● **The exercise**:
Quote all lines below exactly. Images stay out.

● **Information provided**:
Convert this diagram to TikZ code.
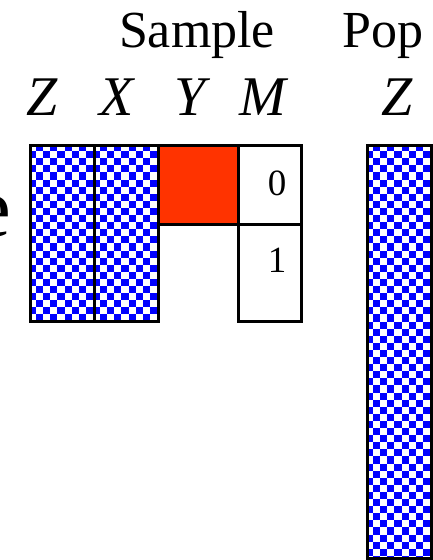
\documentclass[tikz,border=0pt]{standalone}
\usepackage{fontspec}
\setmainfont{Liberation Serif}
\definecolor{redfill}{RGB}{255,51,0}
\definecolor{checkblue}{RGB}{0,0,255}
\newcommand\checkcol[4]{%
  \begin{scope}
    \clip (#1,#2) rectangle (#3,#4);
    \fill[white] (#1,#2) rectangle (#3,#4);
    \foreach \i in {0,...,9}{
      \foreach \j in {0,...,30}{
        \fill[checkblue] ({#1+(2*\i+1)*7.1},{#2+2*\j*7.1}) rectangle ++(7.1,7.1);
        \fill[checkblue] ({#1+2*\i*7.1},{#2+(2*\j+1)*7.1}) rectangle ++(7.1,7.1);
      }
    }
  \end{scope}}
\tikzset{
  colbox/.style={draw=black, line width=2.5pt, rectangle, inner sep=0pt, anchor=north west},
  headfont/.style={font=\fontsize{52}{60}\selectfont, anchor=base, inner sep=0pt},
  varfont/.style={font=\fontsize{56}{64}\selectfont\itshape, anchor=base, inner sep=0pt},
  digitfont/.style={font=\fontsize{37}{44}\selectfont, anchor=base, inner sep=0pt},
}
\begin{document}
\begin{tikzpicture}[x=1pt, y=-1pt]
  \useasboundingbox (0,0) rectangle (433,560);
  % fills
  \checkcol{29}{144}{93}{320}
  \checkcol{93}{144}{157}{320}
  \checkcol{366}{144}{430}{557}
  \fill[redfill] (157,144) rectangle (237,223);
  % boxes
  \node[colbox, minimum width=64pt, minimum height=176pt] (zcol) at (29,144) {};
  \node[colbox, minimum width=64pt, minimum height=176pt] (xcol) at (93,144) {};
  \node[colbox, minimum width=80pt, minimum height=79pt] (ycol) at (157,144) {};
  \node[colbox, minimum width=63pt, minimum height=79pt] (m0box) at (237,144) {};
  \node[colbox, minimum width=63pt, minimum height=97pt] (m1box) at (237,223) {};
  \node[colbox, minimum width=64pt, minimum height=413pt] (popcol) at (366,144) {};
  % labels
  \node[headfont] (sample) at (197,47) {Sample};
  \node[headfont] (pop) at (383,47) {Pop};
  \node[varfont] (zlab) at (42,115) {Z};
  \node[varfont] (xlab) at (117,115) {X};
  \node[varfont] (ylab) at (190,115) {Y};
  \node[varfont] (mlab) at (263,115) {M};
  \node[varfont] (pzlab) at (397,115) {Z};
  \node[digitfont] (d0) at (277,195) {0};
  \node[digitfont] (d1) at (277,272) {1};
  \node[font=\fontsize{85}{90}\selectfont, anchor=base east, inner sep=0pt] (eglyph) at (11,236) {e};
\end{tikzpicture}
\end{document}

● **Written response**:
Convert this diagram to TikZ code.
\documentclass[tikz,border=0pt]{standalone}
\usepackage{fontspec}
\setmainfont{Liberation Serif}
\definecolor{redfill}{RGB}{255,51,0}
\definecolor{checkblue}{RGB}{0,0,255}
\newcommand\checkcol[4]{%
  \begin{scope}
    \clip (#1,#2) rectangle (#3,#4);
    \fill[white] (#1,#2) rectangle (#3,#4);
    \foreach \i in {0,...,9}{
      \foreach \j in {0,...,30}{
        \fill[checkblue] ({#1+(2*\i+1)*7.1},{#2+2*\j*7.1}) rectangle ++(7.1,7.1);
        \fill[checkblue] ({#1+2*\i*7.1},{#2+(2*\j+1)*7.1}) rectangle ++(7.1,7.1);
      }
    }
  \end{scope}}
\tikzset{
  colbox/.style={draw=black, line width=2.5pt, rectangle, inner sep=0pt, anchor=north west},
  headfont/.style={font=\fontsize{52}{60}\selectfont, anchor=base, inner sep=0pt},
  varfont/.style={font=\fontsize{56}{64}\selectfont\itshape, anchor=base, inner sep=0pt},
  digitfont/.style={font=\fontsize{37}{44}\selectfont, anchor=base, inner sep=0pt},
}
\begin{document}
\begin{tikzpicture}[x=1pt, y=-1pt]
  \useasboundingbox (0,0) rectangle (433,560);
  % fills
  \checkcol{29}{144}{93}{320}
  \checkcol{93}{144}{157}{320}
  \checkcol{366}{144}{430}{557}
  \fill[redfill] (157,144) rectangle (237,223);
  % boxes
  \node[colbox, minimum width=64pt, minimum height=176pt] (zcol) at (29,144) {};
  \node[colbox, minimum width=64pt, minimum height=176pt] (xcol) at (93,144) {};
  \node[colbox, minimum width=80pt, minimum height=79pt] (ycol) at (157,144) {};
  \node[colbox, minimum width=63pt, minimum height=79pt] (m0box) at (237,144) {};
  \node[colbox, minimum width=63pt, minimum height=97pt] (m1box) at (237,223) {};
  \node[colbox, minimum width=64pt, minimum height=413pt] (popcol) at (366,144) {};
  % labels
  \node[headfont] (sample) at (197,47) {Sample};
  \node[headfont] (pop) at (383,47) {Pop};
  \node[varfont] (zlab) at (42,115) {Z};
  \node[varfont] (xlab) at (117,115) {X};
  \node[varfont] (ylab) at (190,115) {Y};
  \node[varfont] (mlab) at (263,115) {M};
  \node[varfont] (pzlab) at (397,115) {Z};
  \node[digitfont] (d0) at (277,195) {0};
  \node[digitfont] (d1) at (277,272) {1};
  \node[font=\fontsize{85}{90}\selectfont, anchor=base east, inner sep=0pt] (eglyph) at (11,236) {e};
\end{tikzpicture}
\end{document}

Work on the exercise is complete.